Retype nothing but the lines from the start of the material up to and including the line with "(shk) at (398,810)". Pictures don't belong in the copy.

Given data:

----------

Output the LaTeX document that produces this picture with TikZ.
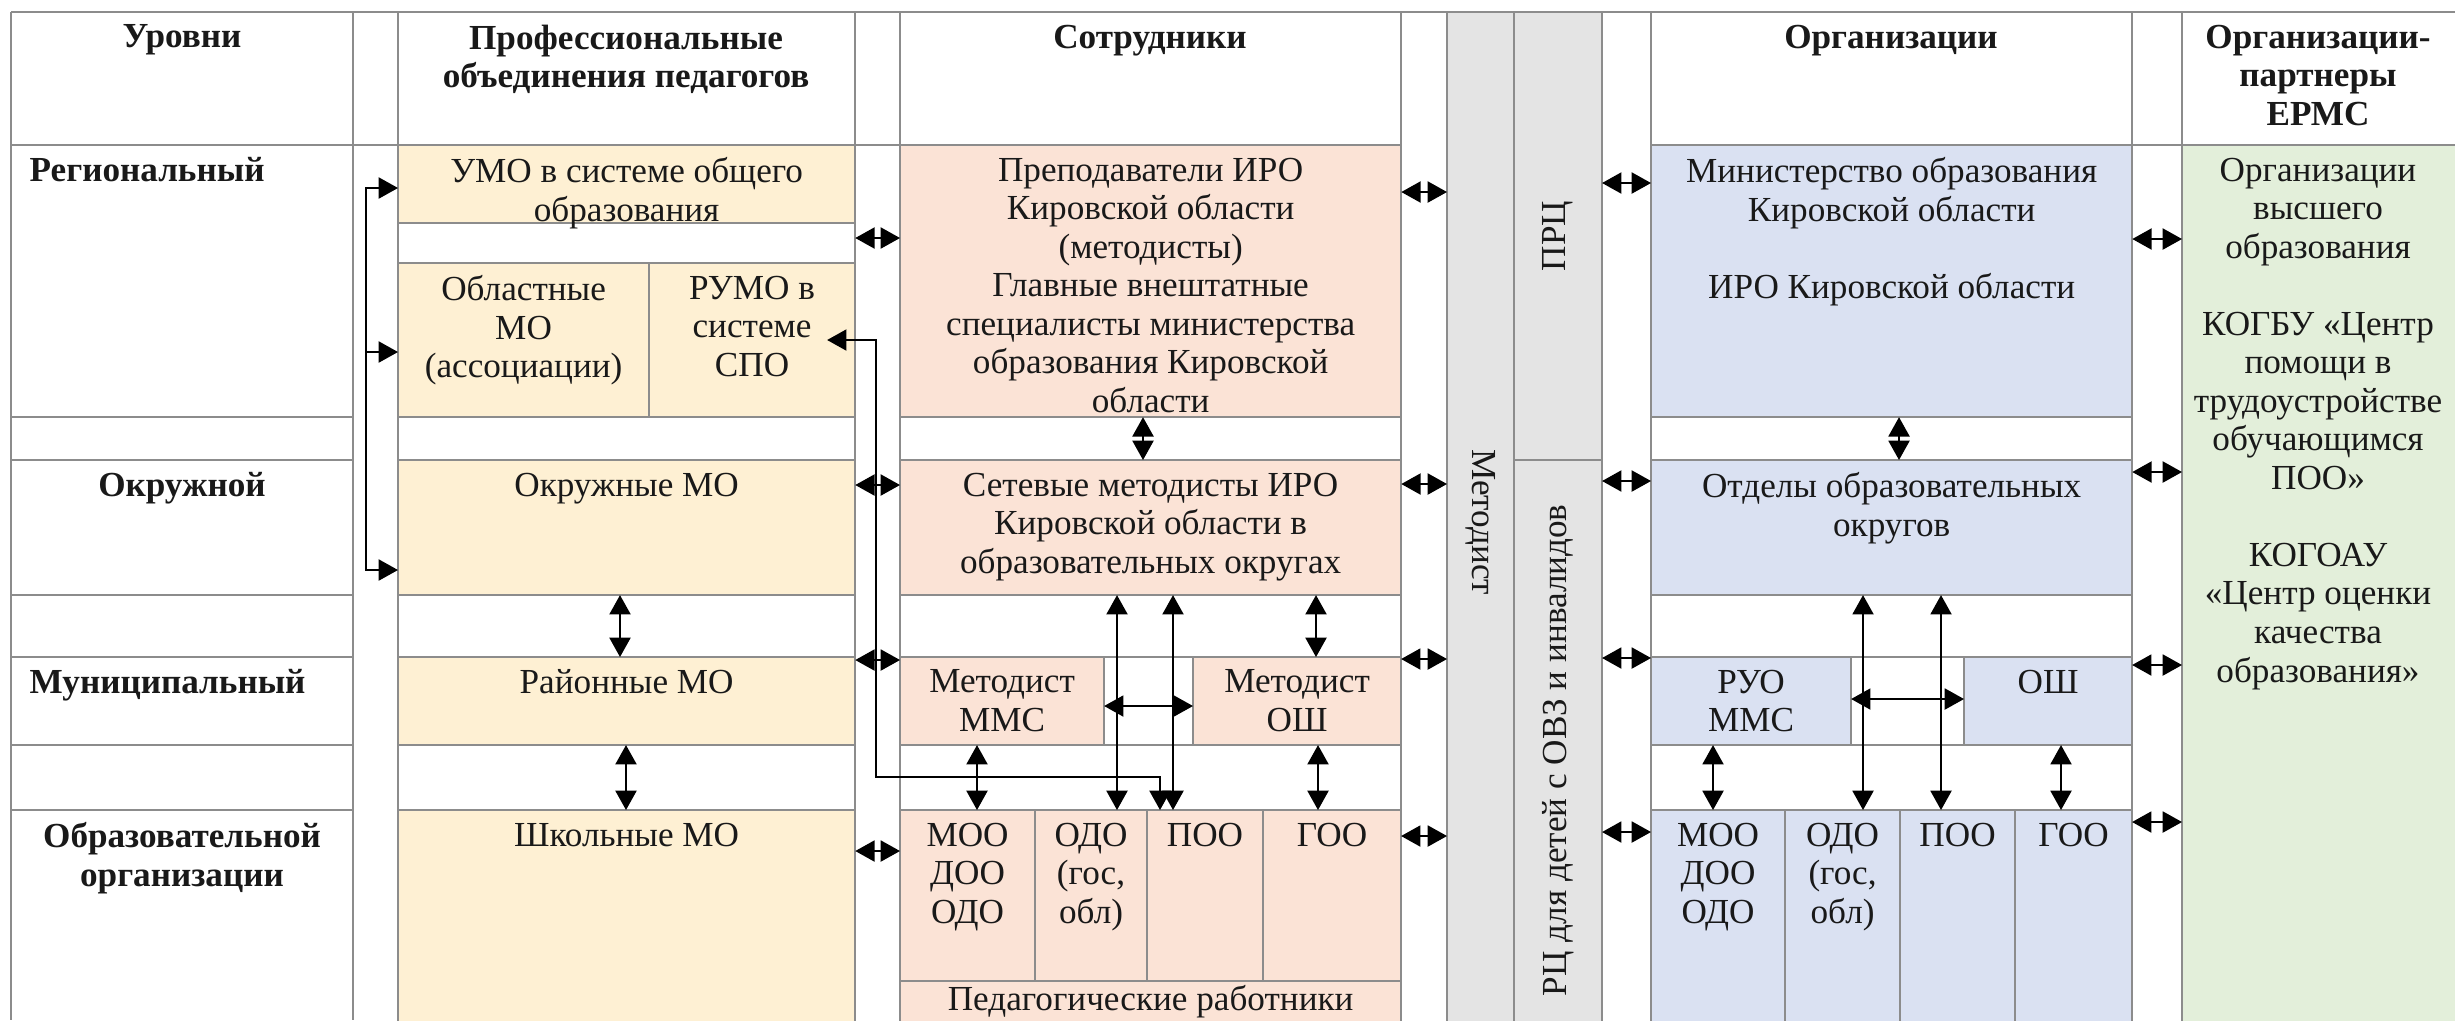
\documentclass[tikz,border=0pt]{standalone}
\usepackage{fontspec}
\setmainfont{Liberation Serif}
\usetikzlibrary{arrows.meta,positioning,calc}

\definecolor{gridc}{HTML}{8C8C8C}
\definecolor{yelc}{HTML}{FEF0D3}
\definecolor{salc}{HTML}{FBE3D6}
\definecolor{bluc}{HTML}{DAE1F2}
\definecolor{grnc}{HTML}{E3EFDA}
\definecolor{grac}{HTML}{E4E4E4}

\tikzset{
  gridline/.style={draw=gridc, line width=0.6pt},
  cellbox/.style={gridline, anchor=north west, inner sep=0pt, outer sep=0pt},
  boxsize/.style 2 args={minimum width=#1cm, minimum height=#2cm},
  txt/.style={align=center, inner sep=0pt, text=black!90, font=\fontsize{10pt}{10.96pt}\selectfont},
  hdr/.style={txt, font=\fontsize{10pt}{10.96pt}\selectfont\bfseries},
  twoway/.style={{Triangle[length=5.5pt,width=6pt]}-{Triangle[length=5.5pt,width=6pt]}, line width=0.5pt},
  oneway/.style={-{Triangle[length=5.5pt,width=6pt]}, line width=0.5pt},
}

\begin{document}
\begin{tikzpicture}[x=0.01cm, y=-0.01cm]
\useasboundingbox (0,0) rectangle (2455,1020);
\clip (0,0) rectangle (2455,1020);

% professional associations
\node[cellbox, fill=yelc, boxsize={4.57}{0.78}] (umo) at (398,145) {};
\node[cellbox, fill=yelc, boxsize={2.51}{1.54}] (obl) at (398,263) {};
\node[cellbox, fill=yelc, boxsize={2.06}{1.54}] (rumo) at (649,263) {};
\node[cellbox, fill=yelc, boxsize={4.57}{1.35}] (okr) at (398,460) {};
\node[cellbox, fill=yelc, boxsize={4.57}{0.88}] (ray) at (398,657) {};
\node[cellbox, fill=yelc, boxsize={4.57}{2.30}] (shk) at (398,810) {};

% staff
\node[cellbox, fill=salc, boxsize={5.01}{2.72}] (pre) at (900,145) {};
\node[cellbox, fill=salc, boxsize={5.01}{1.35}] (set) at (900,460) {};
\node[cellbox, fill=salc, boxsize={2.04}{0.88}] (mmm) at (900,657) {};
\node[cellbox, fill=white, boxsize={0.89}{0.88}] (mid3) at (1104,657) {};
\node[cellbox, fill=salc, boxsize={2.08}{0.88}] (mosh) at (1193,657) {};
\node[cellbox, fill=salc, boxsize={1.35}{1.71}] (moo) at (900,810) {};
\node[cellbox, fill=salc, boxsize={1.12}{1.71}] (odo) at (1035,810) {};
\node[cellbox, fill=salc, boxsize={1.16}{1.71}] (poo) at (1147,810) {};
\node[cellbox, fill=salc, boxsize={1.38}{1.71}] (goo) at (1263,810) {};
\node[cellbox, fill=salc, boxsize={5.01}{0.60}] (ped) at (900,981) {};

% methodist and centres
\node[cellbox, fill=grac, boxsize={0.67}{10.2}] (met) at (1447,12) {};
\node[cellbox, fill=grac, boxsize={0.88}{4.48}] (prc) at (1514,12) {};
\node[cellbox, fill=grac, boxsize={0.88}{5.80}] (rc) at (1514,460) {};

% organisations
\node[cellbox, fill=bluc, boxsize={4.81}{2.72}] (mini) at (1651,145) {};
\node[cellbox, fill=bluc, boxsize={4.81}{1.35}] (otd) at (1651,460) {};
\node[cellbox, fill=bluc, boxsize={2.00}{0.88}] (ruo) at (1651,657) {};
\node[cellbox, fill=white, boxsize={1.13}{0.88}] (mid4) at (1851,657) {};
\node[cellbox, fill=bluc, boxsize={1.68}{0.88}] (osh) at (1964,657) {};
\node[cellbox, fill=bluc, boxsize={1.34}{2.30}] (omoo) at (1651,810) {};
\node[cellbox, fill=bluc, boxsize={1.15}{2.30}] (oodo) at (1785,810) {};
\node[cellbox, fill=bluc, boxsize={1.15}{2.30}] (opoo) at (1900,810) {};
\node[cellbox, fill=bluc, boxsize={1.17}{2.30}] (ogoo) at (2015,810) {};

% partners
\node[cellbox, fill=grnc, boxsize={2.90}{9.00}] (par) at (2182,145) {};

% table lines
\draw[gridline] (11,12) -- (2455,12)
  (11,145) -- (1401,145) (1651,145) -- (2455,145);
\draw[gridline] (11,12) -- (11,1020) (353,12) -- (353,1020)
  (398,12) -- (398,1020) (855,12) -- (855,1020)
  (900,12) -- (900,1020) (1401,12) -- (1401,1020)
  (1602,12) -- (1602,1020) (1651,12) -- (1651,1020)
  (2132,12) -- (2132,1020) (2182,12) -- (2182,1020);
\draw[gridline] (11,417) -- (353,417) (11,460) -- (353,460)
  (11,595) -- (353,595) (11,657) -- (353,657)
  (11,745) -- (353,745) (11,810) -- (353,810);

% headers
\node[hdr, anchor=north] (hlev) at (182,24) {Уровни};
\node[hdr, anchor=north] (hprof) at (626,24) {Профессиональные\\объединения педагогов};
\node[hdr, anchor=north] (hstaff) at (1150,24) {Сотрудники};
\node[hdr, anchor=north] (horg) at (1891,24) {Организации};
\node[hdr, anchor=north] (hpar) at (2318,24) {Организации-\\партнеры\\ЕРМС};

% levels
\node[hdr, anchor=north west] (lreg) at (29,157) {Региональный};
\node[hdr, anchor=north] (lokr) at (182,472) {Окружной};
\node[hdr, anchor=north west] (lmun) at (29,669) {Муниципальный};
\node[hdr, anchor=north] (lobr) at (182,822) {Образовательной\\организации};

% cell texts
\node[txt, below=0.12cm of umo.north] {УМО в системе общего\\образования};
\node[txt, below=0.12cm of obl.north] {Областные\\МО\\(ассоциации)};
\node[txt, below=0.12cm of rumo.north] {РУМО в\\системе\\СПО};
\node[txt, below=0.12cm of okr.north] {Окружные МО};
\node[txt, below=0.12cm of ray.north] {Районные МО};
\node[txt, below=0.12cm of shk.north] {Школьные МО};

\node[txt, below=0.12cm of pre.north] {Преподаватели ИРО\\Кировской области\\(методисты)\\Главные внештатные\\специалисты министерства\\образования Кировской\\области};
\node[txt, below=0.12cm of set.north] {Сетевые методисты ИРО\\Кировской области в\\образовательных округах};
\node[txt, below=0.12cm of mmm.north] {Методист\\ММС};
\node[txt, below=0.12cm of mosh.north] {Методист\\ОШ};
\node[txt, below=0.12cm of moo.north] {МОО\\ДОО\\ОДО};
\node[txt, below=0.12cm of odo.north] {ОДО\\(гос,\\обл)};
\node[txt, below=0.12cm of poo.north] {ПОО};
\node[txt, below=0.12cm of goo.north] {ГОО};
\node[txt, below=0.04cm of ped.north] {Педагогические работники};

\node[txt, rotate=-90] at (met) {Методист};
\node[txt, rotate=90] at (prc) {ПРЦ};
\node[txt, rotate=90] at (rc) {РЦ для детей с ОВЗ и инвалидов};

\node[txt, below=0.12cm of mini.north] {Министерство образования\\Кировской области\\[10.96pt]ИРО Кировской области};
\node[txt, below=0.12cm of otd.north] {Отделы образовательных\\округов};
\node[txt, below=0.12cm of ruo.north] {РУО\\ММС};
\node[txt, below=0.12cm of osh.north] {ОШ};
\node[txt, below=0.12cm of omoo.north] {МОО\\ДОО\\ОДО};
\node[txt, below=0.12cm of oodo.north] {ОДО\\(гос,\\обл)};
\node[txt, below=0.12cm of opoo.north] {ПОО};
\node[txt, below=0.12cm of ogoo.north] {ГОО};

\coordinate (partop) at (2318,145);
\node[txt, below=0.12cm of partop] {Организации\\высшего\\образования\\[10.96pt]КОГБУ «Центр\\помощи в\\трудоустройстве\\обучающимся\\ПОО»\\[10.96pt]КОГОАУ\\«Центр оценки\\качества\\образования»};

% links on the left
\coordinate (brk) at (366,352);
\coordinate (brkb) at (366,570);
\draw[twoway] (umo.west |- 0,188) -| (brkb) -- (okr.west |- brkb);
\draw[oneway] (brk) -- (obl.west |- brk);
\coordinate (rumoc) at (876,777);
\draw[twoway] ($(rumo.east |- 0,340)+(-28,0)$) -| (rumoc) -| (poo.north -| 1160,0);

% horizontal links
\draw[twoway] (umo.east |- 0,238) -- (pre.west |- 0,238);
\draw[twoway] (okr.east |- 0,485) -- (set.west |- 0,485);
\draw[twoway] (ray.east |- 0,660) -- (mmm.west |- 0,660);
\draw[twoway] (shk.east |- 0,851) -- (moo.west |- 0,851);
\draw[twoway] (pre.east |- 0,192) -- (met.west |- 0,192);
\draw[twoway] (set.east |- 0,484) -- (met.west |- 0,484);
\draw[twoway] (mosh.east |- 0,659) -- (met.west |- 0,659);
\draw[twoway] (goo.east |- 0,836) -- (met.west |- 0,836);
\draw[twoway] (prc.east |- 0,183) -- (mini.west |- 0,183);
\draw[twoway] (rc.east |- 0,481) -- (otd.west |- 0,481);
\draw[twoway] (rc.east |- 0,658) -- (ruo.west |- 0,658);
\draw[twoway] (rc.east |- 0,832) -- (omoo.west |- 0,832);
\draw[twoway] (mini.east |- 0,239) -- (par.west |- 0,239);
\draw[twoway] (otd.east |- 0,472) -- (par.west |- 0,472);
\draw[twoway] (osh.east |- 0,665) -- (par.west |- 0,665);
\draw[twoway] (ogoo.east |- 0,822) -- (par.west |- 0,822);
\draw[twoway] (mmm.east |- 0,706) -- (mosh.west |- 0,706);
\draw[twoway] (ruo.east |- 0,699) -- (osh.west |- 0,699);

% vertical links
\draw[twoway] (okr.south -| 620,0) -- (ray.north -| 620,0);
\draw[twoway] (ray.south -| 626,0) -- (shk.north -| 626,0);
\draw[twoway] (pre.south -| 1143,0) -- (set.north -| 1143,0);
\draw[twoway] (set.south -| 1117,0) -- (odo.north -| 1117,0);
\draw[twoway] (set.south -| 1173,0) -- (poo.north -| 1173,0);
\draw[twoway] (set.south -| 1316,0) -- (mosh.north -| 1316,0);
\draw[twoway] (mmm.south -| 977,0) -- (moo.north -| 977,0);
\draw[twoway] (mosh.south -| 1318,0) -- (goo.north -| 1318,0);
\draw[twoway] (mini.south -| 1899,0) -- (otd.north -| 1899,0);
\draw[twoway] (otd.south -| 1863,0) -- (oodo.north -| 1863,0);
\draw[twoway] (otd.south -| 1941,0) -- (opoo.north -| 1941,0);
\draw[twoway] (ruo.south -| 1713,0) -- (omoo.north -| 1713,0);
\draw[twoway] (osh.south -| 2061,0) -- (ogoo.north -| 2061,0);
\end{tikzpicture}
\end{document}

----------

Expected answer:
Output the LaTeX document that produces this picture with TikZ.
\documentclass[tikz,border=0pt]{standalone}
\usepackage{fontspec}
\setmainfont{Liberation Serif}
\usetikzlibrary{arrows.meta,positioning,calc}

\definecolor{gridc}{HTML}{8C8C8C}
\definecolor{yelc}{HTML}{FEF0D3}
\definecolor{salc}{HTML}{FBE3D6}
\definecolor{bluc}{HTML}{DAE1F2}
\definecolor{grnc}{HTML}{E3EFDA}
\definecolor{grac}{HTML}{E4E4E4}

\tikzset{
  gridline/.style={draw=gridc, line width=0.6pt},
  cellbox/.style={gridline, anchor=north west, inner sep=0pt, outer sep=0pt},
  boxsize/.style 2 args={minimum width=#1cm, minimum height=#2cm},
  txt/.style={align=center, inner sep=0pt, text=black!90, font=\fontsize{10pt}{10.96pt}\selectfont},
  hdr/.style={txt, font=\fontsize{10pt}{10.96pt}\selectfont\bfseries},
  twoway/.style={{Triangle[length=5.5pt,width=6pt]}-{Triangle[length=5.5pt,width=6pt]}, line width=0.5pt},
  oneway/.style={-{Triangle[length=5.5pt,width=6pt]}, line width=0.5pt},
}

\begin{document}
\begin{tikzpicture}[x=0.01cm, y=-0.01cm]
\useasboundingbox (0,0) rectangle (2455,1020);
\clip (0,0) rectangle (2455,1020);

% professional associations
\node[cellbox, fill=yelc, boxsize={4.57}{0.78}] (umo) at (398,145) {};
\node[cellbox, fill=yelc, boxsize={2.51}{1.54}] (obl) at (398,263) {};
\node[cellbox, fill=yelc, boxsize={2.06}{1.54}] (rumo) at (649,263) {};
\node[cellbox, fill=yelc, boxsize={4.57}{1.35}] (okr) at (398,460) {};
\node[cellbox, fill=yelc, boxsize={4.57}{0.88}] (ray) at (398,657) {};
\node[cellbox, fill=yelc, boxsize={4.57}{2.30}] (shk) at (398,810) {};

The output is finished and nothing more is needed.